Synopses & Reviews
Winner of the 1991 Agnes Lynch Starrett Poetry Prize.
The poems in this book deal with life in a Pennsylvania Mennonite community and the tensions and conflicts that exist for the speaker as she tries to be true to two worlds, the other being New York City.
Review
"Kasdorf chronicles her difficult journey from the Mennonite community into which she was born to a secular life in New York City. The material presents an interesting and unusually close portrait of the Amish people--for the most part without sentimentality. . . . Paradoxically, the speaker justifies her new way of life by citing the lessons she learned as a child."
--Publishers Weekly
Review
“This is as good as poetry gets.

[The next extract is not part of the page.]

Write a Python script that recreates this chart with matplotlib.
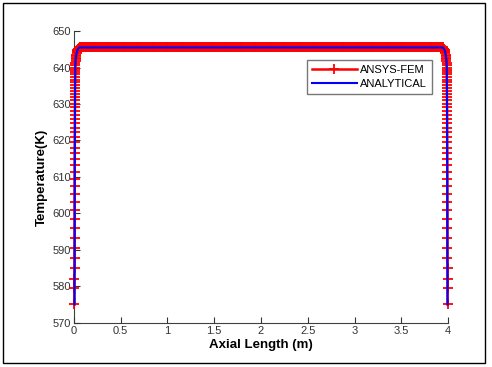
import numpy as np
import matplotlib
matplotlib.use('Agg')
import matplotlib.pyplot as plt
from matplotlib.patches import Rectangle

plt.rcParams['font.family'] = ['Liberation Sans', 'DejaVu Sans']

# temperature readings near the inlet end (K)
T_end = [575.1, 579.5, 582.0, 585.0, 587.9, 590.6, 593.2, 596.0, 598.5, 600.9,
         603.2, 605.4, 607.5, 609.5, 611.4, 613.2, 614.9, 616.5, 618.0, 619.5,
         620.9, 622.2, 623.5, 624.7, 625.9, 627.0, 628.1, 629.1, 630.1, 631.0,
         631.9, 632.8, 633.6, 634.4, 635.2, 636.0, 636.7, 637.4, 638.1, 638.8,
         639.4, 640.0, 640.6, 641.2, 641.7, 642.2, 642.7, 643.1, 643.5, 643.9,
         644.2, 644.5, 644.8, 645.0, 645.2, 645.4, 645.5]
# axial position of those readings (m)
x_end = [0.0070, 0.0072, 0.0074, 0.0076, 0.0078, 0.0080, 0.0082, 0.0084, 0.0086, 0.0088,
         0.0090, 0.0092, 0.0094, 0.0096, 0.0098, 0.0100, 0.0102, 0.0104, 0.0106, 0.0108,
         0.0110, 0.0112, 0.0114, 0.0116, 0.0118, 0.0120, 0.0122, 0.0124, 0.0126, 0.0128,
         0.0130, 0.0132, 0.0134, 0.0136, 0.0138, 0.0140, 0.0142, 0.0144, 0.0146, 0.0148,
         0.0150, 0.0152, 0.0160, 0.0170, 0.0185, 0.0200, 0.0220, 0.0240, 0.0265, 0.0290,
         0.0320, 0.0350, 0.0390, 0.0430, 0.0480, 0.0540, 0.0610]
T_plateau = 645.5
length = 4.0
node_step = 0.01

x_mid = np.arange(x_end[-1] + node_step, length - x_end[-1], node_step)
x_all = np.concatenate([x_end, x_mid, length - np.array(x_end[::-1])])
T_all = np.concatenate([T_end, np.full(len(x_mid), T_plateau), T_end[::-1]])

fig = plt.figure(figsize=(4.92, 3.67), dpi=100)
ax = fig.add_axes([0.150, 0.12, 0.761, 0.7955])

ax.plot(x_all, T_all, color='red', lw=1.8, marker='+', ms=6.5, mew=1.3,
        label='ANSYS-FEM', clip_on=False, zorder=3)
ax.plot(x_all, T_all, color='blue', lw=1.5, label='ANALYTICAL', clip_on=False, zorder=4)

ax.set_xlim(0, 4)
ax.set_ylim(570, 650)
ax.set_xticks(np.arange(0, 4.01, 0.5))
ax.set_xticklabels(['0', '0.5', '1', '1.5', '2', '2.5', '3', '3.5', '4'])
ax.set_yticks(np.arange(570, 651, 10))
ax.tick_params(direction='in', length=4, labelsize=8, colors='#333333', pad=2)
for s in ['top', 'right']:
    ax.spines[s].set_visible(False)
for s in ['left', 'bottom']:
    ax.spines[s].set_color('#404040')
    ax.spines[s].set_zorder(1)

ax.set_xlabel('Axial Length (m)', fontsize=9.5, fontweight='bold', labelpad=2)
ax.set_ylabel('Temperature(K)', fontsize=9.5, fontweight='bold', labelpad=3)

leg = ax.legend(loc='upper right', bbox_to_anchor=(0.956, 0.90), borderaxespad=0,
                fontsize=8, fancybox=False, handlelength=4.0, handletextpad=0.3,
                borderpad=0.45, labelspacing=0.3)
leg.get_frame().set_edgecolor('#555555')
leg.get_frame().set_linewidth(1)

fig.add_artist(Rectangle((3 / 492, 4 / 367), 482 / 492, 360 / 367, transform=fig.transFigure,
                         fill=False, edgecolor='black', lw=1))

fig.savefig('out.png', dpi=100)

The poems are tightly wrung, sweetness and pain intermingled.”
--Festival Quarterly
About the Author
Julia Spicher Kasdorf is associate professor of English and women’s studies at Pennsylvania State University. She is the author of two other poetry collections: Eve’s Striptease and Poetry in America. Her poems have appeared in the New Yorker, Paris Review, and Poetry, as well as numerous anthologies, including the 2003 Pushcart collection. The recipient of a National Endowment for the Arts fellowship, Kasdorf is also the author of The Body and the Book: Writing from a Mennonite Life and Fixing Tradition: Joseph W. Yoder, Amish American.